The author notes that this distinction between uncleanness and impurity is perhaps one of the primary factors hindering a massive push for cleaning up the Ganga. Since time immemorial, Ganga has been accepting, purifying, and washing away the "pollution of sin," so how could anyone think that there is an "upper limit" to her ability to purify? This notion is held by innumerable Hindus who perform rituals on the banks of the Ganga, as well as priests overseeing rituals, and even some industrialists and politicians. In fact, Alley does a particularly good job in showing how Hindu notions of broader societal relations influence conduct (or lack of action) around the Ganga. Just as a mother may be temporarily unclean (after, say, cleaning up her child's waste or handling her husband's dirty laundry), she is never impure; she is always giving, always purifying. At the same time, the author points to the notion of a mother's duty to provide for the family and not receive anything in return, and suggests that this may be another reason why some people feel a certain detachment from any responsibility to observe hygienic practices around the Ganga, and why so few politicians have acted to clean the Ganga. While I am not sure of its accuracy, it is certainly an interesting suggestion.

Alley gives chapter-length analysis to issues such as how colonial discourses affected Hindus' notions of purity and pollution in the river, the "labyrinthine" nature of institutions responsible for wastewater management in and around the Ganga, and the emergence of judicial activism in issues of environmental pollution. Regarding the latter two, Alley gives much attention to industrial pollution caused by leather tanneries, chemical plants, paper production factories and many other industries along the Ganga. She notes that, given the confusion over which institution of wastewater management is responsible for what, very little has been done politically to stop industrial pollution of the Ganga. This, in turn, has led to increased judicial activism, and courts have since the 1990s closed several hundred industrial factories that were dumping waste into the Ganga. Yet, the overarching focus on industrial pollution puzzles me a bit.

Early in the book Alley notes that, in 1995 India's Central Pollution Control Board estimated that 75% of the river's pollution is from untreated municipal sewage, and 88% of this is from Class I cities (cities with populations over 100,000, of which there are 29 along the Ganges). While many of these are industrial centers which contribute industrial effluents, I am wondering if the author would have been better off focusing more on issues of infrastructural development vis-a-vis sewage treatment and less on industrial pollution. She does note in chapter 8 that there are technological problems with the drains that are supposed to bring sewage to treatment plants. For instance, most of these pumping systems are run by electricity. If there is a power cut, sewage backs up in the pipes creating pressurized noxious gases which eventually cause pipes to burst and sewage spills into the river.

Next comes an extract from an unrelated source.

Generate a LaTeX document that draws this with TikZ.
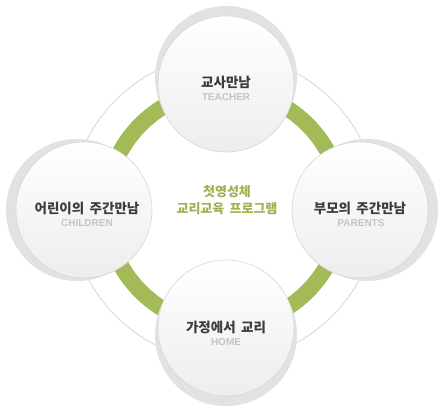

Additionally, when the monsoons come, the drainage ditches designed to carry waste along the river flood, and the waste is then diverted into the river so it doesn't spill over into residential areas. However, these issues are given comparatively short treatment, and the larger focus is on industrial pollution and institutional shortcomings.

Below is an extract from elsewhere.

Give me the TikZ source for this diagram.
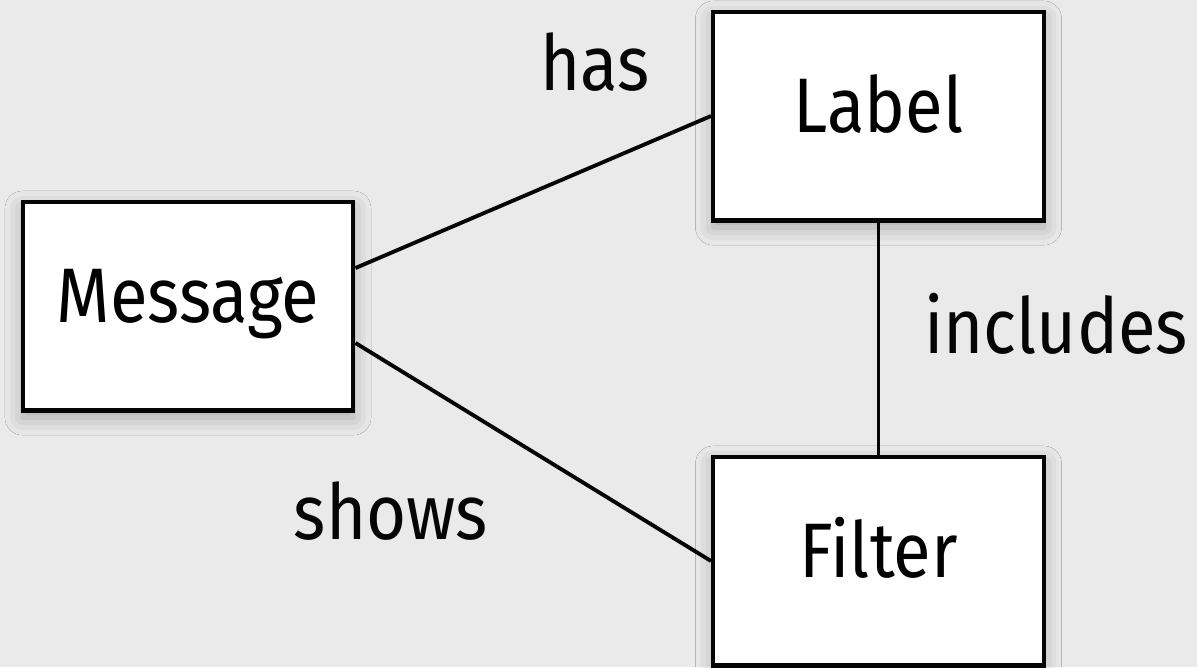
\documentclass[tikz,border=0pt]{standalone}
\usepackage{fontspec}
\setmainfont{Fira Sans}[FakeStretch=0.89]
\usetikzlibrary{shadows.blur}
\definecolor{canvas}{HTML}{EAEAEA}
\definecolor{ink}{HTML}{050505}
\tikzset{
  entity/.style={draw=ink,fill=white,line width=2.3pt,minimum width=6.62cm,minimum height=4.18cm,
    inner sep=0pt,text height=0.64cm,text depth=0pt,font=\fontsize{44}{50}\selectfont,
    blur shadow={shadow xshift=0pt,shadow yshift=-4pt,shadow blur radius=10pt,shadow opacity=28}},
  rel/.style={line width=2.2pt,draw=ink},
  rellabel/.style={anchor=base,inner sep=0pt,text=ink,font=\fontsize{44}{50}\selectfont}
}

\begin{document}
\begin{tikzpicture}[x=0.02cm,y=-0.02cm]
    \fill[canvas] (0,0) rectangle (1197,667);
    \useasboundingbox (0,0) rectangle (1197,667);

    \node[entity] (msg) at (188,306) {Message};
    \node[entity] (lbl) at (878.5,116) {Label};
    \node[entity] (flt) at (878.5,561) {Filter};

    \draw[rel] ([yshift=0.76cm]msg.east) -- (lbl.west);
    \draw[rel] ([yshift=-0.74cm]msg.east) -- (flt.west);
    \draw[rel] (lbl) -- (flt);

    \node[rellabel] (has) at (595,90) {has};
    \node[rellabel] (shows) at (391,539) {shows};
    \node[rellabel] (includes) at (1056,353) {includes};
  \end{tikzpicture}
\end{document}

Additionally, the author seems to give undue focus to pollution caused by ritual practitioners along the Ganga. While there are legal restrictions on what can be done (e.g. don't use soap in the river, don't go to the bathroom in the river, don't do your laundry in the river), neither police nor priests are doing anything to enforce hygienic practices along the river. This leads the author to take many of the priests to task. She asserts that because their business would be hurt if a mass consciousness developed about the pollution in the Ganga, priests do not use their influence to encourage better practices along the river. Some of the priests the author spoke with said they won't even bathe in the Ganga! Alley even says they try to hide where industrial pollutants are entering the river, and won't say a word if they see someone drinking from Ganga directly next to a drainage pipe releasing industrial effluents. But this part of the analysis comes off as unusually pessimistic and polemical when compared to the rest of the book, and seems to be a decidedly `etic,' and not `emic,' form of anthropological analysis.

Having leveled these brief criticisms, I will say that--regardless of whether or not the right issues were focused on in correct proportions--by laying out all of the factors which contribute to the Ganga's pollution, Kelly Alley has done a fantastic job in elucidating the environmental issues surrounding the Ganga. One comes to understand that municipal sewage infrastructures, industrial malpractices, institutional setups, and ritual performance all affect the environmental state of the Ganga, and that politicians, industrialists, priests and practitioners all have roles to play in her cleanup. In contradiction to a previous reviewer, the author does talk (albeit briefly) about grass-roots attempts to increase the saliency of environmental concerns (See chapter 9 discussions about Sankat Mochan Foundation and Eco-Friends). I think it quite unfair to accuse Alley of holding orientalist biases or neo-imperialist designs. While she may not place much focus on grass-roots organizations, she provides in-depth analysis of the reasons WHY such groups will have such a difficult time setting the agenda for Ganga's cleanup. As India's population continues to grow, the growing number of, and population growth within, major cities along the Ganga will only make it even more important to understand and cope with environmental pollution in and along the river, and Alley does a wonderful job bringing the serious nature of this problem to light.



1 out of 5 stars Colonial agenda and biases...   January 29, 2006
 0 out of 3 found this review helpful

Chapter 6 of this book mentions that British authorities in colonial times criticized Hindus for their superstitions which lead to pollution in Ganga. And yet throughout the book Ms Kelley D. Alley has done precisely the same what British did. The book severely lacks the balanced outlook. How Hindu leaders have utlized Hinduism to save the ecology.

Another, major drawback of the book is it fails to give a picture of how much pollution is actually done by industries around Ganga, which have nothing to do with Hindu beliefs.

A better approach would have been a balanced perspective showing how industries are polluting Ganga in a major way (and Hindu immersions in a minor way). And yet Hindu leaders such as Veer Bhadra Mishra, are one of the Hindu voices who are working hard to save Ganga.